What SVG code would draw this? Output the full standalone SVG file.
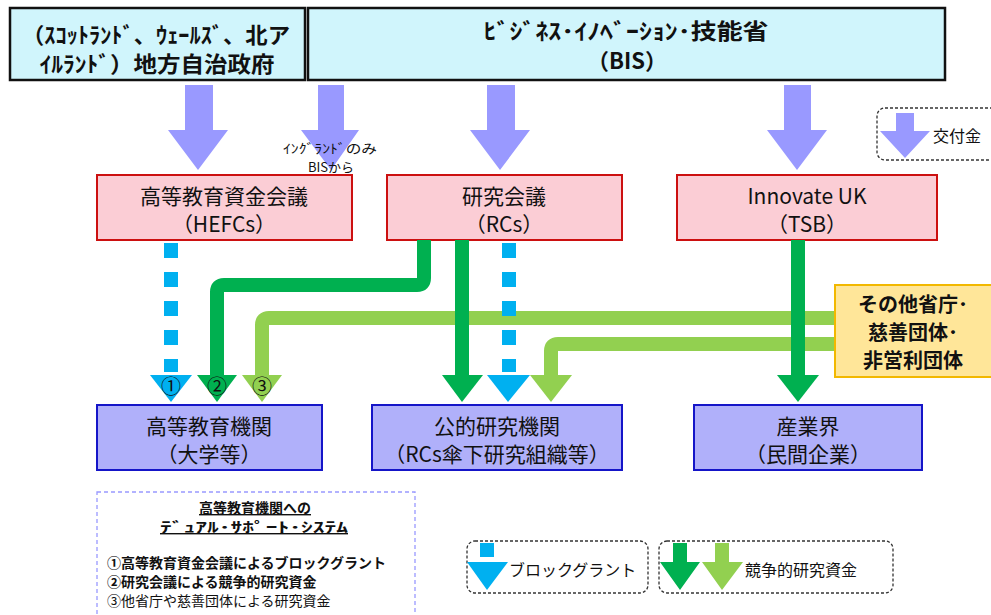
<svg xmlns="http://www.w3.org/2000/svg" width="991" height="615" viewBox="0 0 991 615">
<style>
.t{font-family:"Noto Sans CJK JP","Liberation Sans",sans-serif;fill:#111;text-anchor:middle}
.s{text-anchor:start}
.top{fill:#D0F5FC;stroke:#111;stroke-width:2.5}
.pink{fill:#FBCDD5;stroke:#CC1010;stroke-width:2}
.blue{fill:#B0B0FA;stroke:#1515C8;stroke-width:2}
.ga{fill:#9999FF}
.dg{fill:none;stroke:#00B050;stroke-width:14}
.lg{fill:none;stroke:#92D050;stroke-width:14}
.cy{fill:none;stroke:#00B0F0;stroke-width:14;stroke-dasharray:15 14}
.leg{fill:none;stroke:#333;stroke-width:1.3;stroke-dasharray:3 2}
</style>
<rect width="991" height="615" fill="#fff"/>

<g id="n-local">
<rect class="top" x="10" y="8" width="295" height="72"/>
<text class="t" x="156" y="43" font-size="22" font-weight="bold" textLength="268" lengthAdjust="spacingAndGlyphs">（ｽｺｯﾄﾗﾝﾄﾞ、ｳｪｰﾙｽﾞ、北ア</text>
<text class="t" x="157" y="72" font-size="22" font-weight="bold" textLength="235" lengthAdjust="spacingAndGlyphs">ｲﾙﾗﾝﾄﾞ）地方自治政府</text>
</g>
<g id="n-bis">
<rect class="top" x="308" y="8" width="637" height="72"/>
<text class="t" x="626" y="39" font-size="22" font-weight="bold" textLength="285" lengthAdjust="spacingAndGlyphs">ﾋﾞｼﾞﾈｽ･ｲﾉﾍﾞｰｼｮﾝ･技能省</text>
<text class="t" x="627" y="69" font-size="22" font-weight="bold">（BIS）</text>
</g>

<g id="grants">
<polygon class="ga" points="185,85 213,85 213,130 228,130 198,170 168,130 185,130"/>
<polygon class="ga" points="318,85 344,85 344,130 359,130 331,170 301,130 318,130"/>
<polygon class="ga" points="487,85 515,85 515,130 530,130 500,170 470,130 487,130"/>
<polygon class="ga" points="784,85 811,85 811,130 827,130 797,170 767,130 784,130"/>
<text class="t" x="330" y="153" font-size="13" textLength="94" lengthAdjust="spacingAndGlyphs">ｲﾝｸﾞﾗﾝﾄﾞのみ</text>
<text class="t" x="331" y="172" font-size="13">BISから</text>
</g>

<g id="legend-grant">
<rect class="leg" x="877" y="108" width="130" height="52" rx="8"/>
<polygon class="ga" points="896,113 914,113 914,131 930,131 905,158 880,131 896,131"/>
<text class="t" x="957" y="142" font-size="16">交付金</text>
</g>

<g id="n-hefcs">
<rect class="pink" x="97" y="175" width="255" height="65"/>
<text class="t" x="224" y="204" font-size="21">高等教育資金会議</text>
<text class="t" x="224" y="232" font-size="21">（HEFCs）</text>
</g>
<g id="n-rcs">
<rect class="pink" x="387" y="175" width="235" height="65"/>
<text class="t" x="504" y="204" font-size="21">研究会議</text>
<text class="t" x="504" y="232" font-size="21">（RCs）</text>
</g>
<g id="n-iuk">
<rect class="pink" x="677" y="175" width="260" height="65"/>
<text class="t" x="807" y="204" font-size="21">Innovate UK</text>
<text class="t" x="807" y="232" font-size="21">（TSB）</text>
</g>

<g id="connectors">
<path class="lg" d="M835 318 H269 Q262 318 262 325 V376"/>
<polygon fill="#92D050" points="242,375 282,375 262,402"/>
<path class="lg" d="M835 344 H558 Q551 344 551 351 V376"/>
<polygon fill="#92D050" points="530,375 572,375 551,402"/>
<path class="dg" d="M424 240 V278 Q424 285 417 285 H224 Q217 285 217 292 V376"/>
<polygon fill="#00B050" points="197,375 237,375 217,402"/>
<path class="dg" d="M462 240 V376"/>
<polygon fill="#00B050" points="442,375 483,375 462,402"/>
<path class="dg" d="M798 240 V376"/>
<polygon fill="#00B050" points="777,375 819,375 798,402"/>
<path class="cy" d="M171 243 V372"/>
<polygon fill="#00B0F0" points="150,375 192,375 171,402"/>
<path class="cy" d="M509 243 V372"/>
<polygon fill="#00B0F0" points="487,375 530,375 508,402"/>
<text class="t" x="171" y="394" font-size="20">①</text>
<text class="t" x="217" y="394" font-size="20">②</text>
<text class="t" x="262" y="394" font-size="20">③</text>
</g>

<g id="n-other">
<rect x="835" y="285" width="160" height="92" fill="#FFE699" stroke="#F2B800" stroke-width="2"/>
<text class="t" x="913" y="312" font-size="20" font-weight="bold">その他省庁･</text>
<text class="t" x="913" y="340" font-size="20" font-weight="bold">慈善団体･</text>
<text class="t" x="913" y="368" font-size="20" font-weight="bold">非営利団体</text>
</g>

<g id="n-univ">
<rect class="blue" x="97" y="405" width="225" height="65"/>
<text class="t" x="209" y="434" font-size="21">高等教育機関</text>
<text class="t" x="209" y="462" font-size="21">（大学等）</text>
</g>
<g id="n-pri">
<rect class="blue" x="372" y="405" width="250" height="65"/>
<text class="t" x="497" y="434" font-size="21">公的研究機関</text>
<text class="t" x="497" y="462" font-size="21">（RCs傘下研究組織等）</text>
</g>
<g id="n-ind">
<rect class="blue" x="694" y="405" width="228" height="65"/>
<text class="t" x="808" y="434" font-size="21">産業界</text>
<text class="t" x="808" y="462" font-size="21">（民間企業）</text>
</g>

<g id="dual">
<rect x="97" y="492" width="318" height="135" fill="none" stroke="#9999FF" stroke-width="1.3" stroke-dasharray="4 3"/>
<text class="t" x="255" y="513" font-size="14" font-weight="bold" text-decoration="underline">高等教育機関への</text>
<text class="t" x="254" y="532" font-size="14" font-weight="bold" text-decoration="underline" textLength="188" lengthAdjust="spacingAndGlyphs">ﾃﾞｭｱﾙ･ｻﾎﾟｰﾄ･ｼｽﾃﾑ</text>
<text class="t s" x="107" y="568" font-size="14" font-weight="bold">①高等教育資金会議によるブロックグラント</text>
<text class="t s" x="107" y="587" font-size="14" font-weight="bold">②研究会議による競争的研究資金</text>
<text class="t s" x="107" y="606" font-size="14">③他省庁や慈善団体による研究資金</text>
</g>

<g id="legend-block">
<rect class="leg" x="467" y="541" width="181" height="52" rx="8"/>
<rect x="480" y="543" width="14" height="14" fill="#00B0F0"/>
<polygon fill="#00B0F0" points="467,562 508,562 487,590"/>
<text class="t s" x="509" y="576" font-size="16">ブロックグラント</text>
</g>
<g id="legend-comp">
<rect class="leg" x="659" y="541" width="234" height="52" rx="8"/>
<polygon fill="#00B050" points="673,543 687,543 687,562 700,562 680,590 660,562 673,562"/>
<polygon fill="#92D050" points="715,543 729,543 729,562 743,562 722,590 702,562 715,562"/>
<text class="t s" x="745" y="576" font-size="16">競争的研究資金</text>
</g>
</svg>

┄┄┄┄┄┄┄┄┄┄┄┄┄┄┄┄┄┄┄┄

§ **THE EXERCISE**: Output the material word for word, omitting its pictures.

§ **CORRECT OUTPUT**:
What SVG code would draw this? Output the full standalone SVG file.
<svg xmlns="http://www.w3.org/2000/svg" width="991" height="615" viewBox="0 0 991 615">
<style>
.t{font-family:"Noto Sans CJK JP","Liberation Sans",sans-serif;fill:#111;text-anchor:middle}
.s{text-anchor:start}
.top{fill:#D0F5FC;stroke:#111;stroke-width:2.5}
.pink{fill:#FBCDD5;stroke:#CC1010;stroke-width:2}
.blue{fill:#B0B0FA;stroke:#1515C8;stroke-width:2}
.ga{fill:#9999FF}
.dg{fill:none;stroke:#00B050;stroke-width:14}
.lg{fill:none;stroke:#92D050;stroke-width:14}
.cy{fill:none;stroke:#00B0F0;stroke-width:14;stroke-dasharray:15 14}
.leg{fill:none;stroke:#333;stroke-width:1.3;stroke-dasharray:3 2}
</style>
<rect width="991" height="615" fill="#fff"/>

<g id="n-local">
<rect class="top" x="10" y="8" width="295" height="72"/>
<text class="t" x="156" y="43" font-size="22" font-weight="bold" textLength="268" lengthAdjust="spacingAndGlyphs">（ｽｺｯﾄﾗﾝﾄﾞ、ｳｪｰﾙｽﾞ、北ア</text>
<text class="t" x="157" y="72" font-size="22" font-weight="bold" textLength="235" lengthAdjust="spacingAndGlyphs">ｲﾙﾗﾝﾄﾞ）地方自治政府</text>
</g>
<g id="n-bis">
<rect class="top" x="308" y="8" width="637" height="72"/>
<text class="t" x="626" y="39" font-size="22" font-weight="bold" textLength="285" lengthAdjust="spacingAndGlyphs">ﾋﾞｼﾞﾈｽ･ｲﾉﾍﾞｰｼｮﾝ･技能省</text>
<text class="t" x="627" y="69" font-size="22" font-weight="bold">（BIS）</text>
</g>

<g id="grants">
<polygon class="ga" points="185,85 213,85 213,130 228,130 198,170 168,130 185,130"/>
<polygon class="ga" points="318,85 344,85 344,130 359,130 331,170 301,130 318,130"/>
<polygon class="ga" points="487,85 515,85 515,130 530,130 500,170 470,130 487,130"/>
<polygon class="ga" points="784,85 811,85 811,130 827,130 797,170 767,130 784,130"/>
<text class="t" x="330" y="153" font-size="13" textLength="94" lengthAdjust="spacingAndGlyphs">ｲﾝｸﾞﾗﾝﾄﾞのみ</text>
<text class="t" x="331" y="172" font-size="13">BISから</text>
</g>

<g id="legend-grant">
<rect class="leg" x="877" y="108" width="130" height="52" rx="8"/>
<polygon class="ga" points="896,113 914,113 914,131 930,131 905,158 880,131 896,131"/>
<text class="t" x="957" y="142" font-size="16">交付金</text>
</g>

<g id="n-hefcs">
<rect class="pink" x="97" y="175" width="255" height="65"/>
<text class="t" x="224" y="204" font-size="21">高等教育資金会議</text>
<text class="t" x="224" y="232" font-size="21">（HEFCs）</text>
</g>
<g id="n-rcs">
<rect class="pink" x="387" y="175" width="235" height="65"/>
<text class="t" x="504" y="204" font-size="21">研究会議</text>
<text class="t" x="504" y="232" font-size="21">（RCs）</text>
</g>
<g id="n-iuk">
<rect class="pink" x="677" y="175" width="260" height="65"/>
<text class="t" x="807" y="204" font-size="21">Innovate UK</text>
<text class="t" x="807" y="232" font-size="21">（TSB）</text>
</g>

<g id="connectors">
<path class="lg" d="M835 318 H269 Q262 318 262 325 V376"/>
<polygon fill="#92D050" points="242,375 282,375 262,402"/>
<path class="lg" d="M835 344 H558 Q551 344 551 351 V376"/>
<polygon fill="#92D050" points="530,375 572,375 551,402"/>
<path class="dg" d="M424 240 V278 Q424 285 417 285 H224 Q217 285 217 292 V376"/>
<polygon fill="#00B050" points="197,375 237,375 217,402"/>
<path class="dg" d="M462 240 V376"/>
<polygon fill="#00B050" points="442,375 483,375 462,402"/>
<path class="dg" d="M798 240 V376"/>
<polygon fill="#00B050" points="777,375 819,375 798,402"/>
<path class="cy" d="M171 243 V372"/>
<polygon fill="#00B0F0" points="150,375 192,375 171,402"/>
<path class="cy" d="M509 243 V372"/>
<polygon fill="#00B0F0" points="487,375 530,375 508,402"/>
<text class="t" x="171" y="394" font-size="20">①</text>
<text class="t" x="217" y="394" font-size="20">②</text>
<text class="t" x="262" y="394" font-size="20">③</text>
</g>

<g id="n-other">
<rect x="835" y="285" width="160" height="92" fill="#FFE699" stroke="#F2B800" stroke-width="2"/>
<text class="t" x="913" y="312" font-size="20" font-weight="bold">その他省庁･</text>
<text class="t" x="913" y="340" font-size="20" font-weight="bold">慈善団体･</text>
<text class="t" x="913" y="368" font-size="20" font-weight="bold">非営利団体</text>
</g>

<g id="n-univ">
<rect class="blue" x="97" y="405" width="225" height="65"/>
<text class="t" x="209" y="434" font-size="21">高等教育機関</text>
<text class="t" x="209" y="462" font-size="21">（大学等）</text>
</g>
<g id="n-pri">
<rect class="blue" x="372" y="405" width="250" height="65"/>
<text class="t" x="497" y="434" font-size="21">公的研究機関</text>
<text class="t" x="497" y="462" font-size="21">（RCs傘下研究組織等）</text>
</g>
<g id="n-ind">
<rect class="blue" x="694" y="405" width="228" height="65"/>
<text class="t" x="808" y="434" font-size="21">産業界</text>
<text class="t" x="808" y="462" font-size="21">（民間企業）</text>
</g>

<g id="dual">
<rect x="97" y="492" width="318" height="135" fill="none" stroke="#9999FF" stroke-width="1.3" stroke-dasharray="4 3"/>
<text class="t" x="255" y="513" font-size="14" font-weight="bold" text-decoration="underline">高等教育機関への</text>
<text class="t" x="254" y="532" font-size="14" font-weight="bold" text-decoration="underline" textLength="188" lengthAdjust="spacingAndGlyphs">ﾃﾞｭｱﾙ･ｻﾎﾟｰﾄ･ｼｽﾃﾑ</text>
<text class="t s" x="107" y="568" font-size="14" font-weight="bold">①高等教育資金会議によるブロックグラント</text>
<text class="t s" x="107" y="587" font-size="14" font-weight="bold">②研究会議による競争的研究資金</text>
<text class="t s" x="107" y="606" font-size="14">③他省庁や慈善団体による研究資金</text>
</g>

<g id="legend-block">
<rect class="leg" x="467" y="541" width="181" height="52" rx="8"/>
<rect x="480" y="543" width="14" height="14" fill="#00B0F0"/>
<polygon fill="#00B0F0" points="467,562 508,562 487,590"/>
<text class="t s" x="509" y="576" font-size="16">ブロックグラント</text>
</g>
<g id="legend-comp">
<rect class="leg" x="659" y="541" width="234" height="52" rx="8"/>
<polygon fill="#00B050" points="673,543 687,543 687,562 700,562 680,590 660,562 673,562"/>
<polygon fill="#92D050" points="715,543 729,543 729,562 743,562 722,590 702,562 715,562"/>
<text class="t s" x="745" y="576" font-size="16">競争的研究資金</text>
</g>
</svg>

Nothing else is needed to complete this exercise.